→ **Job**
Reproduce each line of the material exactly, minus any picture.

→ **Recorded information**
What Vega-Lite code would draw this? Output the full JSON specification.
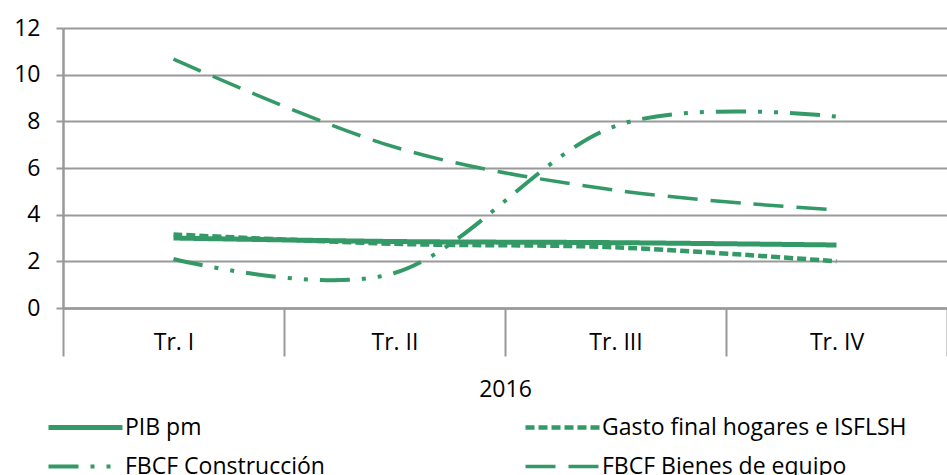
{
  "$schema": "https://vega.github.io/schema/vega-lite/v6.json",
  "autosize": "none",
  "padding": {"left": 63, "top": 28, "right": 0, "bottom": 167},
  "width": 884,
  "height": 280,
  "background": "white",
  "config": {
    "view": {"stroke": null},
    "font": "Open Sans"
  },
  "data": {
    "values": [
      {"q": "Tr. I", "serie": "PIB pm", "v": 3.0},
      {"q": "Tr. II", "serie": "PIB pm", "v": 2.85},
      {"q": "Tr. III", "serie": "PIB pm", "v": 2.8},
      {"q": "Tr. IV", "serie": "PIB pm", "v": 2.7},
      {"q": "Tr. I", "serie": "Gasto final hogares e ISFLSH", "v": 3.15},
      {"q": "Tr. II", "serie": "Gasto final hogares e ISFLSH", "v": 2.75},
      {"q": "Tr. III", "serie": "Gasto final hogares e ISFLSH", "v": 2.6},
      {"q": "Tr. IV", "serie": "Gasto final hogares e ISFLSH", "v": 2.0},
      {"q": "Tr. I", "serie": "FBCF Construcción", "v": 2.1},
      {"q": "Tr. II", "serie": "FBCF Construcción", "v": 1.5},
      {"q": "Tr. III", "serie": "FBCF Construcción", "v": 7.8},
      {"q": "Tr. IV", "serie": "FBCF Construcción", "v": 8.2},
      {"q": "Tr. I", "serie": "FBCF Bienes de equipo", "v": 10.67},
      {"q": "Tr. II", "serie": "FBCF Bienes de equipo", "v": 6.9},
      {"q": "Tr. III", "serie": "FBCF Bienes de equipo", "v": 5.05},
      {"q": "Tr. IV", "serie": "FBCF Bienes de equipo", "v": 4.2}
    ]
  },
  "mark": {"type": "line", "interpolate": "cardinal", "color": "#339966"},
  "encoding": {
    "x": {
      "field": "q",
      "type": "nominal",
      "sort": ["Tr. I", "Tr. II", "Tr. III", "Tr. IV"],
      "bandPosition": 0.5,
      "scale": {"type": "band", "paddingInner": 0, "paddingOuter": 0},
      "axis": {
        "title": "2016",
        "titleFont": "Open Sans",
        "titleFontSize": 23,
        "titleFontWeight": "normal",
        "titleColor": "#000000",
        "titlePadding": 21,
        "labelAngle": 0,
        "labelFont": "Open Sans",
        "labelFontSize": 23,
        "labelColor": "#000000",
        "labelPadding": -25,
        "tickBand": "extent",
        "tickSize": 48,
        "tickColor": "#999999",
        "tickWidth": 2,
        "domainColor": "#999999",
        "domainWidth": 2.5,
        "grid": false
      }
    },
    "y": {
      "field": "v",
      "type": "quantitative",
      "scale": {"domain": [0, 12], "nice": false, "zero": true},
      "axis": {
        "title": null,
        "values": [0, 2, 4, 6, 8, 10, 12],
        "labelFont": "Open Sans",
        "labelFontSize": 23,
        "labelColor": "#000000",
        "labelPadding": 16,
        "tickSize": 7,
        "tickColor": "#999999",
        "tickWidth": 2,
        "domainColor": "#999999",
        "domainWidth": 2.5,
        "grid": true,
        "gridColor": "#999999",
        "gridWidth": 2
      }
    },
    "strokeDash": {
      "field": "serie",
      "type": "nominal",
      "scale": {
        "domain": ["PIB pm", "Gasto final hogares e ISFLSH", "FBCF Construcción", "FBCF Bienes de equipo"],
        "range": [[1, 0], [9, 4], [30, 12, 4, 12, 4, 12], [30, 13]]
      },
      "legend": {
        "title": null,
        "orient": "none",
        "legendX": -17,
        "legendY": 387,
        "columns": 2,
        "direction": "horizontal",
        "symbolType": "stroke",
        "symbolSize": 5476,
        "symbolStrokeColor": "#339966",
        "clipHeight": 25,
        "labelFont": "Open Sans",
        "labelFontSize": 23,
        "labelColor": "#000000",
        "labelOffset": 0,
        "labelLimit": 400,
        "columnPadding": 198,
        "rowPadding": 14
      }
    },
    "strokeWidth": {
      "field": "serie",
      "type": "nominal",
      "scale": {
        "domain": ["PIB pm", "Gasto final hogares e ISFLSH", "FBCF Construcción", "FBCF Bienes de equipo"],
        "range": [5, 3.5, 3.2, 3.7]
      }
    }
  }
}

→ **Written response**
What Vega-Lite code would draw this? Output the full JSON specification.
{
  "$schema": "https://vega.github.io/schema/vega-lite/v6.json",
  "autosize": "none",
  "padding": {"left": 63, "top": 28, "right": 0, "bottom": 167},
  "width": 884,
  "height": 280,
  "background": "white",
  "config": {
    "view": {"stroke": null},
    "font": "Open Sans"
  },
  "data": {
    "values": [
      {"q": "Tr. I", "serie": "PIB pm", "v": 3.0},
      {"q": "Tr. II", "serie": "PIB pm", "v": 2.85},
      {"q": "Tr. III", "serie": "PIB pm", "v": 2.8},
      {"q": "Tr. IV", "serie": "PIB pm", "v": 2.7},
      {"q": "Tr. I", "serie": "Gasto final hogares e ISFLSH", "v": 3.15},
      {"q": "Tr. II", "serie": "Gasto final hogares e ISFLSH", "v": 2.75},
      {"q": "Tr. III", "serie": "Gasto final hogares e ISFLSH", "v": 2.6},
      {"q": "Tr. IV", "serie": "Gasto final hogares e ISFLSH", "v": 2.0},
      {"q": "Tr. I", "serie": "FBCF Construcción", "v": 2.1},
      {"q": "Tr. II", "serie": "FBCF Construcción", "v": 1.5},
      {"q": "Tr. III", "serie": "FBCF Construcción", "v": 7.8},
      {"q": "Tr. IV", "serie": "FBCF Construcción", "v": 8.2},
      {"q": "Tr. I", "serie": "FBCF Bienes de equipo", "v": 10.67},
      {"q": "Tr. II", "serie": "FBCF Bienes de equipo", "v": 6.9},
      {"q": "Tr. III", "serie": "FBCF Bienes de equipo", "v": 5.05},
      {"q": "Tr. IV", "serie": "FBCF Bienes de equipo", "v": 4.2}
    ]
  },
  "mark": {"type": "line", "interpolate": "cardinal", "color": "#339966"},
  "encoding": {
    "x": {
      "field": "q",
      "type": "nominal",
      "sort": ["Tr. I", "Tr. II", "Tr. III", "Tr. IV"],
      "bandPosition": 0.5,
      "scale": {"type": "band", "paddingInner": 0, "paddingOuter": 0},
      "axis": {
        "title": "2016",
        "titleFont": "Open Sans",
        "titleFontSize": 23,
        "titleFontWeight": "normal",
        "titleColor": "#000000",
        "titlePadding": 21,
        "labelAngle": 0,
        "labelFont": "Open Sans",
        "labelFontSize": 23,
        "labelColor": "#000000",
        "labelPadding": -25,
        "tickBand": "extent",
        "tickSize": 48,
        "tickColor": "#999999",
        "tickWidth": 2,
        "domainColor": "#999999",
        "domainWidth": 2.5,
        "grid": false
      }
    },
    "y": {
      "field": "v",
      "type": "quantitative",
      "scale": {"domain": [0, 12], "nice": false, "zero": true},
      "axis": {
        "title": null,
        "values": [0, 2, 4, 6, 8, 10, 12],
        "labelFont": "Open Sans",
        "labelFontSize": 23,
        "labelColor": "#000000",
        "labelPadding": 16,
        "tickSize": 7,
        "tickColor": "#999999",
        "tickWidth": 2,
        "domainColor": "#999999",
        "domainWidth": 2.5,
        "grid": true,
        "gridColor": "#999999",
        "gridWidth": 2
      }
    },
    "strokeDash": {
      "field": "serie",
      "type": "nominal",
      "scale": {
        "domain": ["PIB pm", "Gasto final hogares e ISFLSH", "FBCF Construcción", "FBCF Bienes de equipo"],
        "range": [[1, 0], [9, 4], [30, 12, 4, 12, 4, 12], [30, 13]]
      },
      "legend": {
        "title": null,
        "orient": "none",
        "legendX": -17,
        "legendY": 387,
        "columns": 2,
        "direction": "horizontal",
        "symbolType": "stroke",
        "symbolSize": 5476,
        "symbolStrokeColor": "#339966",
        "clipHeight": 25,
        "labelFont": "Open Sans",
        "labelFontSize": 23,
        "labelColor": "#000000",
        "labelOffset": 0,
        "labelLimit": 400,
        "columnPadding": 198,
        "rowPadding": 14
      }
    },
    "strokeWidth": {
      "field": "serie",
      "type": "nominal",
      "scale": {
        "domain": ["PIB pm", "Gasto final hogares e ISFLSH", "FBCF Construcción", "FBCF Bienes de equipo"],
        "range": [5, 3.5, 3.2, 3.7]
      }
    }
  }
}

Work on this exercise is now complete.